People have been questioning Olympus cameras' capabilities in handling dynamic range in demanding situations, especially on the highlight retention. I admit, in comparison to generally superior and much more expensive camera systems auch as full frame, Olympus having smaller sensor size does have limitations in this regard, and would not have as much flexibility and buffer safety zone. Highlight clippings happen in harsh, contrasty regions of the photographs. Yes, we know there are better cameras out there, and the comparisons never ends. The question I am asking myself: is the highlight retention on the Olympus E-5 sufficient for my shooting requirements? My answer is absolutely, yes. Allow me to illustrate with an example, more appropriately put, a mistake which I have made.
In one of my actual day wedding assignment from earlier this year, I screwed up one of the most important shots during the wedding dinner, well almost actually. It was during the wedding dinner march of the newly wed form the entrance of the hall towards their main dining table. I set the camera settings manually to gather as much ambient light as possible, with the aid of my flash to boost up some additional fill. I considered the available dim light, and the single spot light shining on the couple. Everything went well in the first half of the walk, until somewhere in the middle of the path, the spotlight suddenly intensified and the become extremely bright. In the midst of shooting I have failed to consider the change of lighting condition to set my camera accordingly to compensate for the extra brightness due to the intensified spot lighting on the couple. The result? A disaster, overexposed image, overblown skin, and highlight clippings all over the bride's dress. When I previewed the results on E-5's LCD screen, I went "Oh SHIT !!!!!"

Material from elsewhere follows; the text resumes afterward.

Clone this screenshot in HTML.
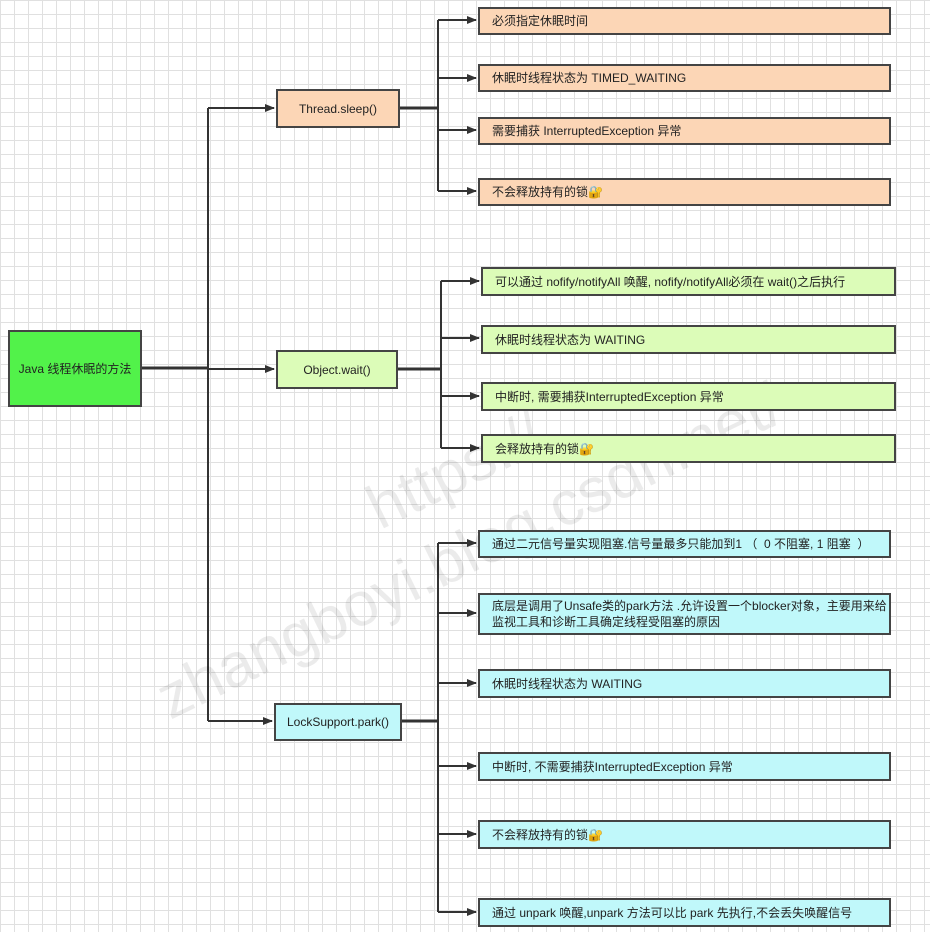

Thank goodness I shot the photographs all in RAW.
ISO1600, recovered by Ev compensation value -2 in Olympus Viewer RAW development.
The original image, all blown out. Mistake in manual exposure setting I have made. Critical mistake I must say. Thank goodness this was shot in RAW.
A tighter crop of the previous image to show how seriously burned out the overblown region was. In JPEG this could have been beyond salvation.
The rescued photograph. Take a close look at the maintained skin tone color, as well as the details on the white dress. This truly is impressive coming from Olympus, and shot at ISO1600.
To view more photographs from this wedding assignment, kindly go to my PORTFOLIO Page here (click).
As I got home, I loaded the Olympus Viewer software (yes I am one of the few people in the world who actually used and depended on the original bundled Olympus software, while everyone else is using Lightroom and the much more powerful Photoshop). As I come to the particular image shown in this entry, I quickly went to the exposure compensation (EV setting) and slided it down to minus 2 EV (-2 EV). To my surprise, the image did not come out too bad at all !! Do take note that the image was shot at ISO1600, and at such high ISO, the E-5 still managed to hold in the details which could be salvaged even after being OVEREXPOSED by 2 EV. I certainly did not anticipate this, and knowing I have this much flexibility, I would be shooting RAW more confidently, and trust the E-5 more. I know this camera could have done much better, but seriously, if I lower down the ISO setting, I could have achieved even more highlight retention capability with the E-5, perhaps a additional stop at ISO400 or lower. I am not greedy, and for now, this shall be more than sufficient for all my shooting needs.
I have come to realize the importance of shooting RAW especially for paid assignment and any crucial shooting sessions that require technical perfection without compromise. As much as we rely on our own ability and consistency to make sure all controls and settings are right on camera during shooting, there are times when the situations can turn out to be rather unexpected and disaster is not possibility to be overlooked.
I know how frustrating it is, having easily burned out whites at bright and harsh lighting conditions. Yes, it is a valid issue for most Olympus cameras, but have you tried the latest cameras from Olympus such as the DSLR E-5 and the PEN E-P3? They may not be as bad as what most Olympus haters have published all over the internet. Recently, thanks to one of my blog-friends, I have spotted a possibly FAKE image supposingly taken with the E-P3 and being used in a review site. I do think somehow the haters have gone too far to tarnish Olympus. This, shall be a story for another day, if I see the need to blog about it.
Share your thoughts on Olympus dynamic range and highlight retention issues. I know many have plenty to vent out !!